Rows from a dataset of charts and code
- - - -

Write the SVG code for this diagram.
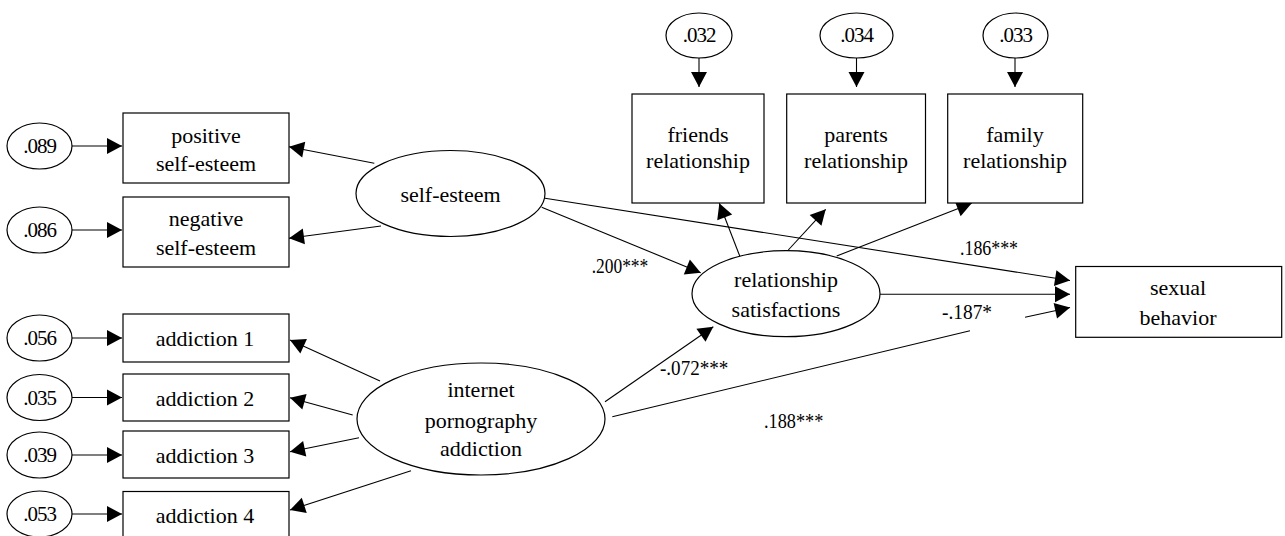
<svg xmlns="http://www.w3.org/2000/svg" width="1285" height="536" viewBox="0 0 1285 536">
<style>
.n{fill:#fff;stroke:#000;stroke-width:1.2}
.t{font-family:"Liberation Serif","Times New Roman",serif;font-size:22px;fill:#000;text-anchor:middle}
.e{font-family:"Liberation Serif","Times New Roman",serif;font-size:21px;fill:#000;text-anchor:middle;letter-spacing:-1px}
.l{font-family:"Liberation Serif","Times New Roman",serif;font-size:21px;fill:#000}
.c line{stroke:#000;stroke-width:1.1}
</style>
<defs>
<marker id="a" markerUnits="userSpaceOnUse" markerWidth="18" markerHeight="18" viewBox="0 -9 16 18" refX="15" refY="0" orient="auto">
<path d="M0,-8 L15,0 L0,8 z" fill="#000"/>
</marker>
</defs>
<g class="c" id="connectors">
<line x1="72" y1="146" x2="122" y2="146" marker-end="url(#a)"/>
<line x1="72" y1="230" x2="122" y2="230" marker-end="url(#a)"/>
<line x1="72" y1="338" x2="122" y2="338" marker-end="url(#a)"/>
<line x1="72" y1="397.5" x2="122" y2="397.5" marker-end="url(#a)"/>
<line x1="72" y1="455" x2="122" y2="455" marker-end="url(#a)"/>
<line x1="72" y1="514" x2="122" y2="514" marker-end="url(#a)"/>
<line x1="699" y1="58" x2="699" y2="87" marker-end="url(#a)"/>
<line x1="856.5" y1="58" x2="856.5" y2="87" marker-end="url(#a)"/>
<line x1="1015" y1="58" x2="1015" y2="87" marker-end="url(#a)"/>
<line x1="374.3" y1="163.3" x2="289" y2="146.7" marker-end="url(#a)"/>
<line x1="381" y1="226" x2="289" y2="238.3" marker-end="url(#a)"/>
<line x1="380" y1="381" x2="290" y2="340" marker-end="url(#a)"/>
<line x1="352.7" y1="415" x2="290" y2="397.7" marker-end="url(#a)"/>
<line x1="359" y1="437.7" x2="290" y2="451.7" marker-end="url(#a)"/>
<line x1="411" y1="470.7" x2="290" y2="510" marker-end="url(#a)"/>
<line x1="545" y1="198.3" x2="1070" y2="280.5" marker-end="url(#a)"/>
<line x1="880" y1="294.3" x2="1070" y2="294.3" marker-end="url(#a)"/>
<line x1="612.3" y1="416.7" x2="970" y2="330.7" />
<line x1="1025" y1="317.3" x2="1070" y2="307.5" marker-end="url(#a)"/>
<line x1="541.7" y1="207.3" x2="700.7" y2="272.7" marker-end="url(#a)"/>
<line x1="605" y1="401.7" x2="713.3" y2="326.7" marker-end="url(#a)"/>
<line x1="740" y1="256.7" x2="719.3" y2="203.3" marker-end="url(#a)"/>
<line x1="788.3" y1="250" x2="825.7" y2="209.3" marker-end="url(#a)"/>
<line x1="836.7" y1="256" x2="971.7" y2="203.3" marker-end="url(#a)"/>
</g>
<g id="e089"><ellipse class="n" cx="39.5" cy="146" rx="32.5" ry="23"/><text class="e" x="39.5" y="153">.089</text></g>
<g id="e086"><ellipse class="n" cx="39.5" cy="230" rx="32.5" ry="23"/><text class="e" x="39.5" y="237">.086</text></g>
<g id="e056"><ellipse class="n" cx="39.5" cy="338" rx="32.5" ry="23"/><text class="e" x="39.5" y="345">.056</text></g>
<g id="e035"><ellipse class="n" cx="39.5" cy="397.5" rx="32.5" ry="23"/><text class="e" x="39.5" y="404.5">.035</text></g>
<g id="e039"><ellipse class="n" cx="39.5" cy="455" rx="32.5" ry="23"/><text class="e" x="39.5" y="462">.039</text></g>
<g id="e053"><ellipse class="n" cx="39.5" cy="514" rx="32.5" ry="23"/><text class="e" x="39.5" y="521">.053</text></g>
<g id="e032"><ellipse class="n" cx="699" cy="35.5" rx="33" ry="22.5"/><text class="e" x="699" y="42">.032</text></g>
<g id="e034"><ellipse class="n" cx="856.5" cy="35.5" rx="36.5" ry="22.5"/><text class="e" x="856.5" y="42">.034</text></g>
<g id="e033"><ellipse class="n" cx="1015.5" cy="35.5" rx="32.5" ry="22.5"/><text class="e" x="1015.5" y="42">.033</text></g>
<g id="positive"><rect class="n" x="123" y="113" width="166" height="70"/><text class="t" x="206" y="143">positive</text><text class="t" x="206" y="171">self-esteem</text></g>
<g id="negative"><rect class="n" x="123" y="197" width="166" height="70"/><text class="t" x="206" y="226">negative</text><text class="t" x="206" y="255">self-esteem</text></g>
<g id="add1"><rect class="n" x="123" y="314" width="166" height="48"/><text class="t" x="205" y="345.7">addiction  1</text></g>
<g id="add2"><rect class="n" x="123" y="374" width="166" height="47"/><text class="t" x="205" y="406">addiction  2</text></g>
<g id="add3"><rect class="n" x="123" y="431" width="166" height="47"/><text class="t" x="205" y="462.7">addiction  3</text></g>
<g id="add4"><rect class="n" x="123" y="491.5" width="166" height="60"/><text class="t" x="205" y="522.7">addiction  4</text></g>
<g id="friends"><rect class="n" x="632" y="94" width="132" height="109"/><text class="t" x="698" y="142">friends</text><text class="t" x="698" y="168">relationship</text></g>
<g id="parents"><rect class="n" x="786.7" y="94" width="138.8" height="109"/><text class="t" x="856" y="142">parents</text><text class="t" x="856" y="168">relationship</text></g>
<g id="family"><rect class="n" x="947.7" y="94" width="135" height="109"/><text class="t" x="1015" y="142">family</text><text class="t" x="1015" y="168">relationship</text></g>
<g id="selfesteem"><ellipse class="n" cx="450.5" cy="193.5" rx="94.5" ry="43"/><text class="t" x="450.5" y="201.7">self-esteem</text></g>
<g id="relsat"><ellipse class="n" cx="786" cy="293.7" rx="94" ry="43"/><text class="t" x="786" y="286.7">relationship</text><text class="t" x="786" y="316.7">satisfactions</text></g>
<g id="ipa"><ellipse class="n" cx="481" cy="419" rx="124" ry="56"/><text class="t" x="481" y="396.7">internet</text><text class="t" x="481" y="428.3">pornography</text><text class="t" x="481" y="456">addiction</text></g>
<g id="sexual"><rect class="n" x="1075.7" y="266.5" width="206" height="70.8"/><text class="t" x="1178" y="295">sexual</text><text class="t" x="1178" y="325">behavior</text></g>
<g id="labels">
<text class="l" x="591.7" y="273.3" textLength="56.6" lengthAdjust="spacingAndGlyphs">.200***</text>
<text class="l" x="960" y="255" textLength="58" lengthAdjust="spacingAndGlyphs">.186***</text>
<text class="l" x="942" y="319" textLength="50" lengthAdjust="spacingAndGlyphs">-.187*</text>
<text class="l" x="660" y="375" textLength="68.3" lengthAdjust="spacingAndGlyphs">-.072***</text>
<text class="l" x="764" y="428.3" textLength="59.3" lengthAdjust="spacingAndGlyphs">.188***</text>
</g>
</svg>
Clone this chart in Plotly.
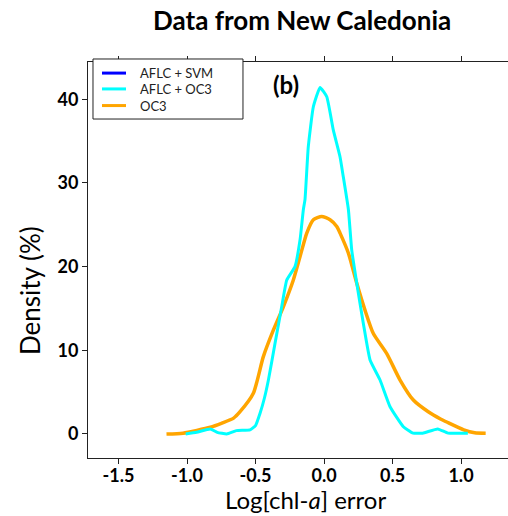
import plotly.graph_objects as go

# ---- data ----
series_names = ["AFLC + SVM", "AFLC + OC3", "OC3"]
series_colors = ["#0000FF", "#00FFFF", "#FFA500"]

# AFLC + SVM: not visible in the reference (legend entry only)
svm_x = []
svm_y = []

aflc_x = [-1.01, -0.93, -0.83, -0.78, -0.71, -0.64, -0.54, -0.50, -0.467, -0.435, -0.406,
          -0.358, -0.309, -0.272, -0.212, -0.175, -0.151, -0.139, -0.115, -0.078, -0.029,
          0.02, 0.068, 0.117, 0.141, 0.178, 0.202, 0.239, 0.287, 0.336, 0.409, 0.482,
          0.579, 0.65, 0.72, 0.83, 0.905, 1.05]
aflc_y = [0.0, 0.2, 0.6, 0.2, 0.0, 0.4, 0.5, 1.0, 2.47, 4.3, 6.45,
          10.8, 15.2, 18.4, 20.0, 23.2, 26.8, 28.0, 34.3, 39.1, 41.4,
          40.3, 36.3, 33.1, 30.7, 26.8, 22.0, 18.0, 13.2, 8.84, 6.45, 3.26,
          0.87, 0.1, 0.1, 0.6, 0.1, 0.1]

oc3_x = [-1.15, -1.03, -0.83, -0.745, -0.66, -0.613, -0.516, -0.443, -0.37, -0.297,
         -0.224, -0.175, -0.126, -0.078, -0.017, 0.044, 0.093, 0.117, 0.178, 0.239,
         0.299, 0.36, 0.458, 0.555, 0.652, 0.761, 0.85, 0.90, 1.02, 1.10, 1.18]
oc3_y = [0.0, 0.1, 0.8, 1.3, 1.9, 2.66, 4.86, 9.24, 12.4, 15.2,
         18.4, 21.2, 24.0, 25.6, 26.0, 25.6, 24.8, 24.0, 21.6, 18.0,
         14.8, 12.0, 9.6, 6.45, 4.06, 2.66, 1.8, 1.4, 0.5, 0.15, 0.1]

x_ticks = [-1.5, -1.0, -0.5, 0.0, 0.5, 1.0]
y_ticks = [0, 10, 20, 30, 40]

FONT = "Lato"

fig = go.Figure()
fig.add_trace(go.Scatter(x=svm_x, y=svm_y, mode="lines", name=series_names[0],
                         line=dict(color=series_colors[0], width=3), showlegend=False))
fig.add_trace(go.Scatter(x=oc3_x, y=oc3_y, mode="lines", name=series_names[2],
                         line=dict(color=series_colors[2], width=3.5, shape="spline",
                                   smoothing=0.6), showlegend=False))
fig.add_trace(go.Scatter(x=aflc_x, y=aflc_y, mode="lines", name=series_names[1],
                         line=dict(color=series_colors[1], width=3, shape="spline",
                                   smoothing=0.4), showlegend=False))

axis_common = dict(showgrid=False, zeroline=False, showline=True, linecolor="#222",
                   linewidth=1, ticks="outside", ticklen=5, tickwidth=1, tickcolor="#222",
                   tickfont=dict(family=FONT, size=18, color="#000", weight="bold"))

fig.update_xaxes(range=[-1.723, 1.343], tickvals=x_ticks,
                 ticktext=[f"{v:.1f}" for v in x_ticks], mirror="ticks",
                 ticklabelstandoff=-4, **axis_common)
fig.update_yaxes(range=[-2.87, 44.45], tickvals=y_ticks,
                 ticktext=[str(v) for v in y_ticks], mirror=False, **axis_common)

# ---- legend box (drawn in paper coordinates from the series lists) ----
shapes = [dict(type="rect", xref="paper", yref="paper", x0=0.0119, x1=0.369,
               y0=0.856, y1=1.0076, line=dict(color="#222", width=1), fillcolor="white",
               layer="above")]
annotations = []
leg_y = [0.972, 0.932, 0.890]
for name, color, yy in zip(series_names, series_colors, leg_y):
    shapes.append(dict(type="line", xref="paper", yref="paper", x0=0.0333, x1=0.0905,
                       y0=yy, y1=yy, line=dict(color=color, width=3), layer="above"))
    annotations.append(dict(text=name, x=0.119, y=yy, xref="paper", yref="paper",
                            showarrow=False, xanchor="left", yanchor="middle",
                            font=dict(family=FONT, size=13, color="#222")))

annotations += [
    dict(text="<b>Data from New Caledonia</b>", x=0.5095, y=1.106, xref="paper", yref="paper",
         showarrow=False, font=dict(family=FONT, size=26, color="#000"),
         xanchor="center", yanchor="middle"),
    dict(text="<b>(b)</b>", x=0.471, y=0.942, xref="paper", yref="paper",
         showarrow=False, font=dict(family=FONT, size=24, color="#000"),
         xanchor="center", yanchor="middle"),
    dict(text="Log[chl-<i>a</i>] error", x=0.5167, y=-0.106, xref="paper", yref="paper",
         showarrow=False, font=dict(family=FONT, size=24, color="#000"),
         xanchor="center", yanchor="middle"),
    dict(text="Density (%)", x=-0.138, y=0.4217, xref="paper", yref="paper",
         showarrow=False, textangle=-90, font=dict(family=FONT, size=26, color="#000"),
         xanchor="center", yanchor="middle"),
]

fig.update_layout(
    width=508, height=516,
    margin=dict(l=88, r=0, t=62, b=58),
    plot_bgcolor="white", paper_bgcolor="white",
    font=dict(family=FONT, color="#000"),
    shapes=shapes,
    annotations=annotations,
)

fig.write_html("out.html")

- - - -

■ **Your task**: Exclude any pictures, and restate word for word the lines from the one containing "Clone this chart in Plotly." through the one containing "0.87, 0.1, 0.1, 0.6, 0.1, 0.1]", both included.

■ **Task solution**:
Clone this chart in Plotly.
import plotly.graph_objects as go

# ---- data ----
series_names = ["AFLC + SVM", "AFLC + OC3", "OC3"]
series_colors = ["#0000FF", "#00FFFF", "#FFA500"]

# AFLC + SVM: not visible in the reference (legend entry only)
svm_x = []
svm_y = []

aflc_x = [-1.01, -0.93, -0.83, -0.78, -0.71, -0.64, -0.54, -0.50, -0.467, -0.435, -0.406,
          -0.358, -0.309, -0.272, -0.212, -0.175, -0.151, -0.139, -0.115, -0.078, -0.029,
          0.02, 0.068, 0.117, 0.141, 0.178, 0.202, 0.239, 0.287, 0.336, 0.409, 0.482,
          0.579, 0.65, 0.72, 0.83, 0.905, 1.05]
aflc_y = [0.0, 0.2, 0.6, 0.2, 0.0, 0.4, 0.5, 1.0, 2.47, 4.3, 6.45,
          10.8, 15.2, 18.4, 20.0, 23.2, 26.8, 28.0, 34.3, 39.1, 41.4,
          40.3, 36.3, 33.1, 30.7, 26.8, 22.0, 18.0, 13.2, 8.84, 6.45, 3.26,
          0.87, 0.1, 0.1, 0.6, 0.1, 0.1]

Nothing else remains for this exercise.